Ostjuden

Hermann Struck, Chacham, en face ("Hakham, front-facing"), 1932, drypoint, aquatint

Ostjuden (German for "Eastern Jews"; singular Ostjude, adjective ostjüdisch) was a term used in Germany and Austria during the first half of the 20th century to refer to Jews from Central and Eastern Europe. The term often had a pejorative connotation and, like other disparaging epithets of earlier use, evoked the negative qualities that German racism had attributed to Eastern European Jew since the 19th century.

Because the stereotype of the Eastern Jew blended antisemitism with anti-Slavic sentiment and xenophobia, hostility toward Eastern European Jews could be found among both antisemitic non-Jewish Germans and assimilated German Jews alike.

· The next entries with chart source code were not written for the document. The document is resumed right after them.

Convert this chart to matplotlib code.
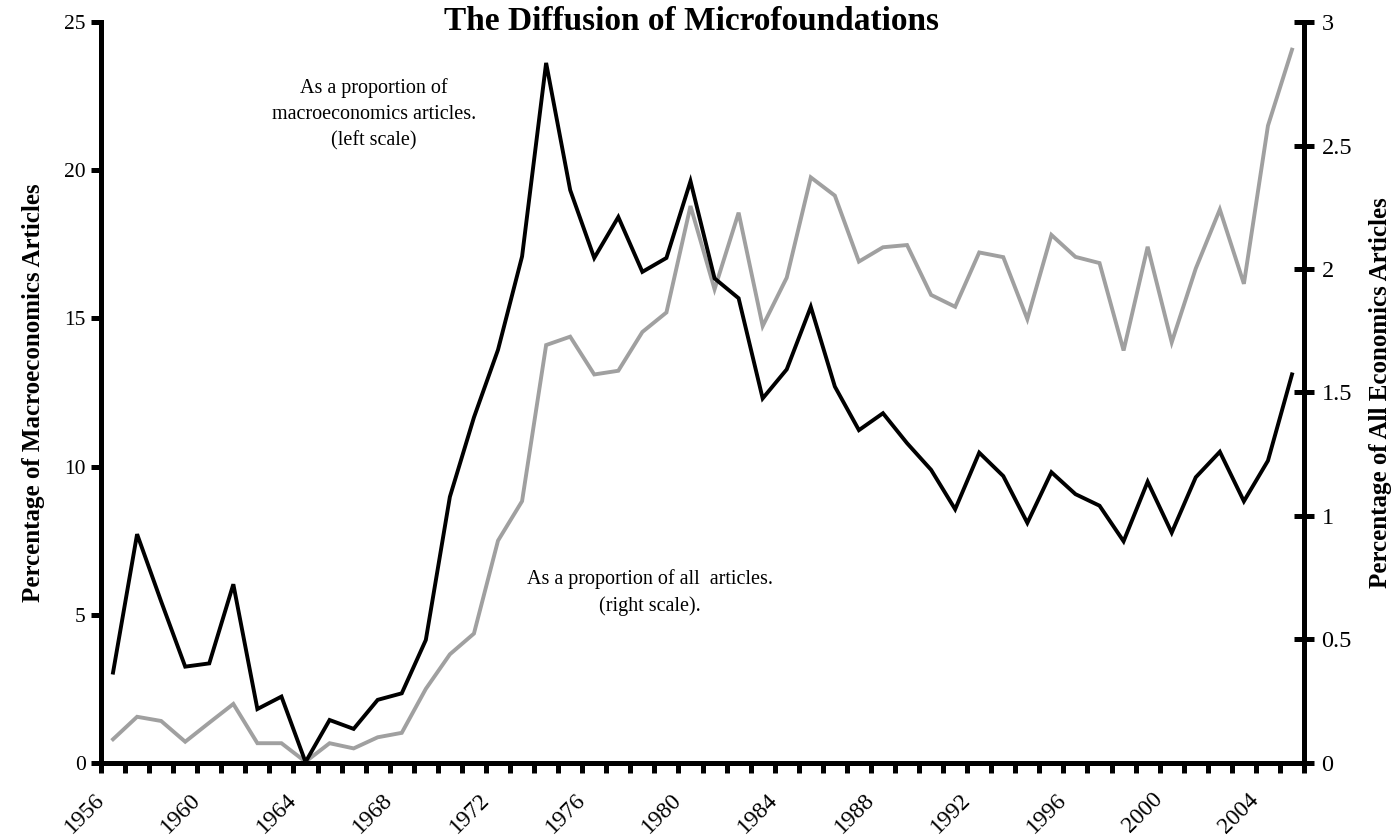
import numpy as np
import matplotlib
matplotlib.use('Agg')
import matplotlib.pyplot as plt
from matplotlib.ticker import FixedLocator, FormatStrFormatter

plt.rcParams['font.family'] = ['Liberation Serif', 'DejaVu Serif']

years = list(range(1956, 2006))

# share of macroeconomics articles (left scale, %)
macro_pct = [3.05, 7.72, 5.45, 3.25, 3.36, 6.03, 1.82, 2.24, 0.03, 1.45,
             1.15, 2.13, 2.35, 4.15, 8.98, 11.66, 13.94, 17.09, 23.62, 19.33,
             17.04, 18.42, 16.57, 17.04, 19.63, 16.35, 15.68, 12.30, 13.28, 15.39,
             12.70, 11.23, 11.80, 10.79, 9.89, 8.56, 10.47, 9.68, 8.10, 9.81,
             9.07, 8.68, 7.48, 9.49, 7.77, 9.64, 10.50, 8.83, 10.20, 13.11]

# share of all economics articles (right scale, %)
all_pct = [0.096, 0.187, 0.170, 0.086, 0.163, 0.239, 0.080, 0.080, 0.005, 0.080,
           0.059, 0.104, 0.122, 0.300, 0.440, 0.524, 0.900, 1.060, 1.692, 1.726,
           1.573, 1.588, 1.745, 1.824, 2.255, 1.918, 2.228, 1.769, 1.965, 2.371,
           2.297, 2.030, 2.088, 2.097, 1.895, 1.847, 2.067, 2.048, 1.797, 2.138,
           2.049, 2.024, 1.670, 2.090, 1.703, 2.002, 2.241, 1.940, 2.580, 2.888]

label_years = years[::4]

fig = plt.figure(figsize=(13.95, 8.4), dpi=100)
ax = fig.add_axes([0.0724, 0.0917, 0.8624, 0.8821])
ax2 = ax.twinx()
ax.set_zorder(ax2.get_zorder() + 1)
ax.patch.set_visible(False)

pos = np.arange(len(years)) + 0.5   # categories sit between tick marks
ax2.plot(pos, all_pct, color='#a0a0a0', lw=2.8, solid_joinstyle='miter')
ax.plot(pos, macro_pct, color='black', lw=2.8, solid_joinstyle='miter')

ax.set_xlim(0, len(years))
ax.set_ylim(0, 25)
ax2.set_ylim(0, 3)

ax.xaxis.set_major_locator(FixedLocator(np.arange(0, len(years) + 1)))
ax.set_xticklabels([str(y) if y in label_years else ''
                    for y in range(years[0], years[0] + len(years) + 1)],
                   rotation=45, ha='right', va='center', rotation_mode='anchor',
                   fontsize=17)
ax.set_yticks(np.arange(0, 26, 5))
ax2.set_yticks(np.arange(0, 3.01, 0.5))
ax2.yaxis.set_major_formatter(FormatStrFormatter('%g'))

for s in ['top', 'right']:
    ax.spines[s].set_visible(False)
for s in ['top', 'left', 'bottom']:
    ax2.spines[s].set_visible(False)
ax.spines['left'].set_linewidth(3.6)
ax.spines['bottom'].set_linewidth(3.6)
ax2.spines['right'].set_linewidth(3.6)

ax.tick_params(axis='x', direction='out', length=7, width=3.6, pad=17)
ax.tick_params(axis='y', direction='out', length=7, width=3.6, labelsize=15.5, pad=4)
ax2.tick_params(axis='y', direction='inout', length=15, width=3.6, labelsize=17.5, pad=5)

ax.set_ylabel('Percentage of Macroeconomics Articles', fontsize=18,
              fontweight='bold', labelpad=14)
ax2.set_ylabel('Percentage of All Economics Articles', fontsize=18,
               fontweight='bold', labelpad=12, rotation=90)

fig.text(0.496, 0.975, 'The Diffusion of Microfoundations', ha='center',
         va='center', fontsize=24, fontweight='bold')

ax.text(11.35, 21.9, 'As a proportion of\nmacroeconomics articles.\n(left scale)',
        ha='center', va='center', fontsize=14.5, linespacing=1.5)
ax.text(22.8, 5.75, 'As a proportion of all  articles.\n(right scale).',
        ha='center', va='center', fontsize=14.5, linespacing=1.5)

fig.savefig('out.png', dpi=100)
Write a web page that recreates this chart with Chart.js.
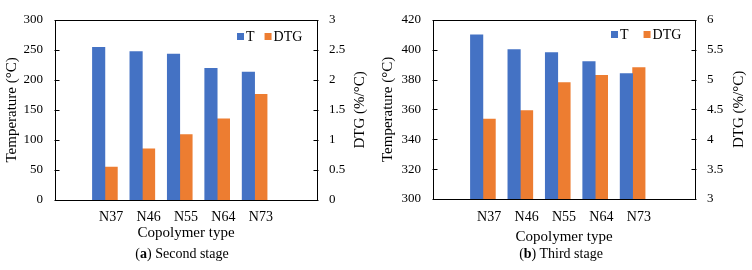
<!DOCTYPE html>
<html lang="en">
  <head>
    <meta charset="UTF-8" />
    <title>Copolymer T and DTG</title>
    <script src="https://cdn.jsdelivr.net/npm/chart.js"></script>
    <style>
      * {
        margin: 0;
        padding: 0;
        box-sizing: border-box;
      }
      body {
        width: 752px;
        height: 270px;
        background: #ffffff;
        font-family: "Liberation Serif", "Times New Roman", serif;
        color: #000000;
        overflow: hidden;
        position: relative;
      }
      .panel {
        position: absolute;
        top: 0;
        width: 376px;
        height: 270px;
      }
      .panel canvas {
        position: absolute;
        left: 0;
        top: 0;
      }
      .caption {
        position: absolute;
        top: 246px;
        width: 200px;
        line-height: 16px;
        text-align: center;
        font-size: 14px;
        white-space: nowrap;
      }
    </style>
  </head>
  <body>
    <div class="panel" style="left: 0">
      <canvas id="chartA" width="376" height="250"></canvas>
      <div class="caption" style="left: 82px">(<b>a</b>) Second stage</div>
    </div>
    <div class="panel" style="left: 376px">
      <canvas id="chartB" width="376" height="250"></canvas>
      <div class="caption" style="left: 85px">(<b>b</b>) Third stage</div>
    </div>

    <script>
      const categories = ["N37", "N46", "N55", "N64", "N73"];

      // (a) second stage
      const tempSecond = [254, 247, 243, 219, 213];
      const dtgSecond = [0.55, 0.85, 1.09, 1.35, 1.76];
      const tempTicksSecond = [0, 300, 50];
      const dtgTicksSecond = [0, 3, 0.5];

      // (b) third stage
      const tempThird = [410, 400, 398, 392, 384];
      const dtgThird = [4.34, 4.48, 4.95, 5.07, 5.2];
      const tempTicksThird = [300, 420, 20];
      const dtgTicksThird = [3, 6, 0.5];

      const BLUE = "#4472C4";
      const ORANGE = "#ED7D31";
      const SERIF = "'Liberation Serif', 'Times New Roman', serif";

      // empty slot before and after the groups, like the Excel original
      const pad = (arr, fill) => [fill, ...arr, fill];

      // box round the plot, inward tick marks, right title and legend
      const framePlugin = {
        id: "frame",
        afterDraw(chart, args, opts) {
          const { ctx, chartArea: a, scales } = chart;
          ctx.save();
          ctx.strokeStyle = "#000";
          ctx.lineWidth = 1;
          const l = Math.round(a.left) + 0.5;
          const r = Math.round(a.right) + 0.5;
          const t = Math.round(a.top) + 0.5;
          const b = Math.round(a.bottom) + 0.5;
          ctx.strokeRect(l, t, r - l, b - t);

          [["y", l, 1], ["y1", r, -1]].forEach(([id, x, dir]) => {
            const s = scales[id];
            s.ticks.forEach((tk, i) => {
              const py = Math.round(s.getPixelForTick(i)) + 0.5;
              ctx.beginPath();
              ctx.moveTo(x - dir, py);
              ctx.lineTo(x + dir * 4, py);
              ctx.stroke();
            });
          });

          // right axis title reads bottom to top
          ctx.fillStyle = "#000";
          ctx.font = "15px " + SERIF;
          ctx.textAlign = "center";
          ctx.textBaseline = "middle";
          ctx.save();
          ctx.translate(opts.titleX, (a.top + a.bottom) / 2);
          ctx.rotate(-Math.PI / 2);
          ctx.fillText(opts.rightTitle, 0, 0);
          ctx.restore();

          // legend
          ctx.font = "14px " + SERIF;
          ctx.textAlign = "left";
          let x = opts.legendX;
          const y = opts.legendY;
          chart.data.datasets
            .filter((d) => d.label)
            .forEach((d) => {
              ctx.fillStyle = d.backgroundColor;
              ctx.fillRect(x, y - 3, 7, 7);
              ctx.fillStyle = "#000";
              ctx.fillText(d.label, x + 9, y + 1);
              x += 9 + ctx.measureText(d.label).width + opts.legendGap;
            });
          ctx.restore();
        },
      };

      const plainNumber = (v) => String(+v.toFixed(2));

      function makeChart(id, temp, dtg, tTicks, dTicks, lay) {
        const ctx = document.getElementById(id).getContext("2d");
        return new Chart(ctx, {
          type: "bar",
          data: {
            labels: pad(categories, ""),
            datasets: [
              {
                label: "T",
                data: pad(temp, null),
                backgroundColor: BLUE,
                yAxisID: "y",
              },
              {
                label: "DTG",
                data: pad(dtg, null),
                backgroundColor: ORANGE,
                yAxisID: "y1",
              },
              // empty third slot in each group
              { label: "", data: [], backgroundColor: "rgba(0,0,0,0)", yAxisID: "y" },
            ],
          },
          options: {
            responsive: false,
            animation: false,
            layout: { padding: { top: lay.top, left: 0, right: 0, bottom: 0 } },
            datasets: {
              bar: { barPercentage: 1, categoryPercentage: 1 },
            },
            plugins: {
              legend: { display: false },
              tooltip: { enabled: false },
              frame: lay.frame,
            },
            scales: {
              x: {
                grid: { display: false, drawTicks: false },
                border: { display: false },
                ticks: {
                  color: "#000",
                  font: { family: SERIF, size: 14 },
                  padding: lay.xTickPad,
                  maxRotation: 0,
                  autoSkip: false,
                },
                title: {
                  display: true,
                  text: "Copolymer type",
                  color: "#000",
                  font: { family: SERIF, size: 15 },
                  padding: { top: 0, bottom: lay.xTitlePad },
                },
                afterFit: (s) => {
                  s.height = lay.xHeight;
                },
              },
              y: {
                position: "left",
                min: tTicks[0],
                max: tTicks[1],
                grid: { display: false, drawTicks: false },
                border: { display: false },
                ticks: {
                  stepSize: tTicks[2],
                  color: "#000",
                  font: { family: SERIF, size: 13 },
                  padding: 12,
                  callback: plainNumber,
                },
                title: {
                  display: true,
                  text: "Temperature (°C)",
                  color: "#000",
                  font: { family: SERIF, size: 15 },
                  padding: { top: 3, bottom: 0 },
                },
                afterFit: (s) => {
                  s.width = lay.leftW;
                },
              },
              y1: {
                position: "right",
                min: dTicks[0],
                max: dTicks[1],
                grid: { display: false, drawTicks: false },
                border: { display: false },
                ticks: {
                  stepSize: dTicks[2],
                  color: "#000",
                  font: { family: SERIF, size: 13 },
                  padding: 12,
                  callback: plainNumber,
                },
                afterFit: (s) => {
                  s.width = lay.rightW;
                },
              },
            },
          },
          plugins: [framePlugin],
        });
      }

      makeChart("chartA", tempSecond, dtgSecond, tempTicksSecond, dtgTicksSecond, {
        top: 10,
        leftW: 55,
        rightW: 59,
        xHeight: 50,
        xTickPad: 9,
        xTitlePad: 8,
        frame: { rightTitle: "DTG (%/°C)", titleX: 360, legendX: 237, legendY: 36, legendGap: 10 },
      });

      makeChart("chartB", tempThird, dtgThird, tempTicksThird, dtgTicksThird, {
        top: 12,
        leftW: 57,
        rightW: 57,
        xHeight: 51,
        xTickPad: 10,
        xTitlePad: 4,
        frame: { rightTitle: "DTG (%/°C)", titleX: 363, legendX: 235, legendY: 34, legendGap: 15 },
      });
    </script>
  </body>
</html>
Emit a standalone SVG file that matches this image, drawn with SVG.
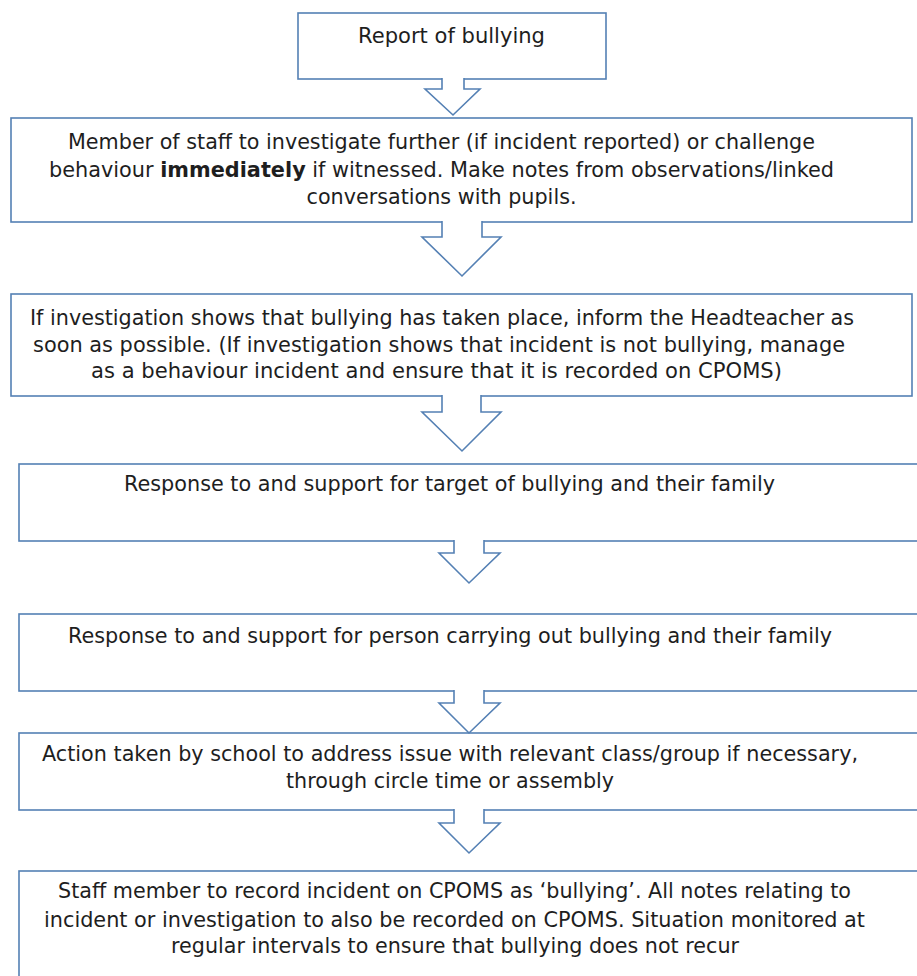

The latter sometimes reacted with fear and contempt to the arrival in Germany of Jews who spoke Yiddish, dressed differently, practised orthodox Judaism, and lived in extreme poverty. Other German Jews, however, were fascinated by Eastern European Jews and viewed them with sympathy and admiration, seeing in them a more authentic form of Jewish life and religious expression, a resistance to the values of bourgeois society, and the prototype of a Jewish identity untainted by assimilation.

The term Ostjude was widely used in völkisch and Nazi antisemitic propaganda in the 1920s and 1930s, but has been used neutrally in Jewish historical studies since the 1980s. In the German-speaking Jewish world and in Israel, the Ostjude is contrasted with the Yekke (or Jecke), the stereotype of the German Jew, bourgeois and largely assimilated into Western European culture.